_LISTED ENTRIES_:
(begin)
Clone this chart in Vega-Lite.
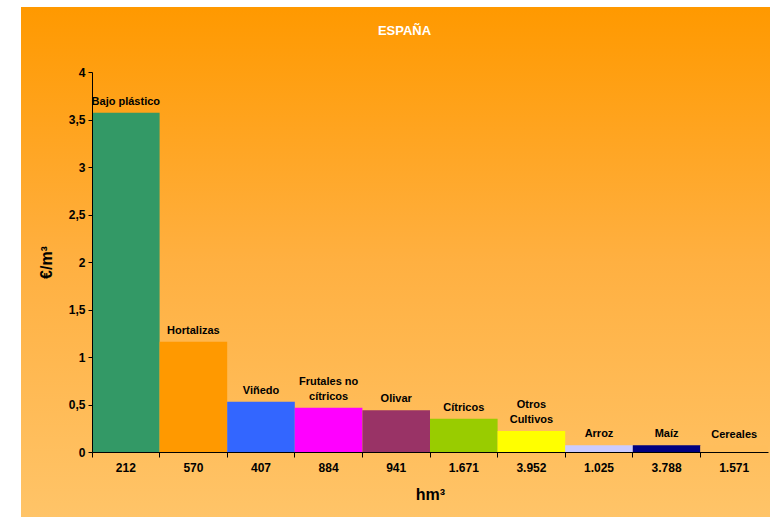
(end)
(begin)
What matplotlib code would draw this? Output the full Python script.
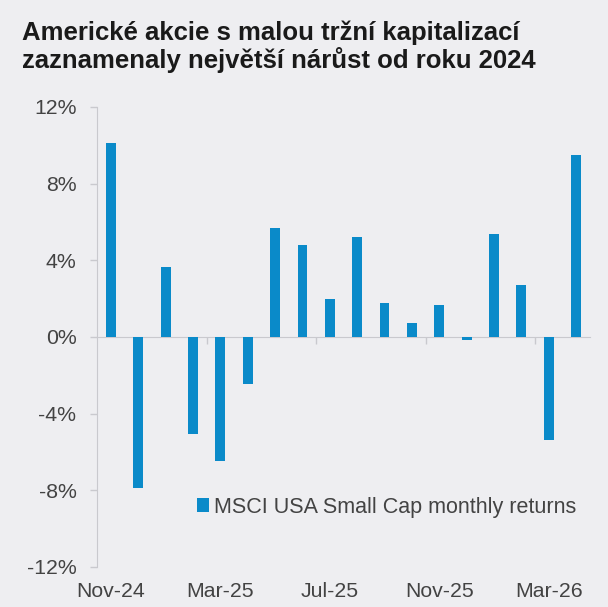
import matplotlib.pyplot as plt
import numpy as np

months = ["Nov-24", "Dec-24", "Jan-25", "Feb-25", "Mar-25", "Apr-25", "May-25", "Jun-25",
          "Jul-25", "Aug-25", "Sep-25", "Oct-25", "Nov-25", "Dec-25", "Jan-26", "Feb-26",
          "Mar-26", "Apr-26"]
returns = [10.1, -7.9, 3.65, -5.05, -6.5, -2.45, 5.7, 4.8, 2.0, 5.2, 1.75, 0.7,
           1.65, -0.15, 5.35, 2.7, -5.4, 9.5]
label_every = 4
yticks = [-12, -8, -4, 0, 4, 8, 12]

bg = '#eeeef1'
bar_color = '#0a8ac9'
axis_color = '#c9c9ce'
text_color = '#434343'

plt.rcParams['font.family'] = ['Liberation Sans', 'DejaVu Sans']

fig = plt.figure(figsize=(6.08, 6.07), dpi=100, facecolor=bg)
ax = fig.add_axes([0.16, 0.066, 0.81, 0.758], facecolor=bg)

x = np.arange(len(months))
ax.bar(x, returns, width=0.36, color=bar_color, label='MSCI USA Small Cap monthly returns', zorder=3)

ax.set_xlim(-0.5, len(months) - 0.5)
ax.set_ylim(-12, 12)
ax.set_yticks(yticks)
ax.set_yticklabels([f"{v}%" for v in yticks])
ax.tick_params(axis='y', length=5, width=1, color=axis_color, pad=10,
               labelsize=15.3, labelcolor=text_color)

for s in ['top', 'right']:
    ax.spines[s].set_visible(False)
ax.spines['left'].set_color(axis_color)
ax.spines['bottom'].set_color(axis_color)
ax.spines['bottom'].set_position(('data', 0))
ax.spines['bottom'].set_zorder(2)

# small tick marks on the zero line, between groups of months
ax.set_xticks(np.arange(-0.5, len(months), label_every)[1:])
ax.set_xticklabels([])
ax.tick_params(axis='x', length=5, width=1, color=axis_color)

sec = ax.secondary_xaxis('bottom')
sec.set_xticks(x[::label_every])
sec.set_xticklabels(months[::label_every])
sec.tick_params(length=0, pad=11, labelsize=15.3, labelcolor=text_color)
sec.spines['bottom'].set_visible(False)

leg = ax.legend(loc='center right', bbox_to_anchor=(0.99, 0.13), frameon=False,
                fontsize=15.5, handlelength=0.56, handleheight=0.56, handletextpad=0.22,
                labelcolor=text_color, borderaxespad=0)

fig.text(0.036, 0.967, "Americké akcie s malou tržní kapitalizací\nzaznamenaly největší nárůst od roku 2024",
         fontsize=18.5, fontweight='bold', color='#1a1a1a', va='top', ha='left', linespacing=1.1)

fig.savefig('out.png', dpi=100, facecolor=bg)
(end)
_WHAT YOU HAVE TO DO_:
Extract the part of the records that opens with the line containing "What matplotlib code" and closes with the line containing "import numpy as np". Take only those lines, exactly, and no pictures.

_OUTPUT BELOW_:
What matplotlib code would draw this? Output the full Python script.
import matplotlib.pyplot as plt
import numpy as np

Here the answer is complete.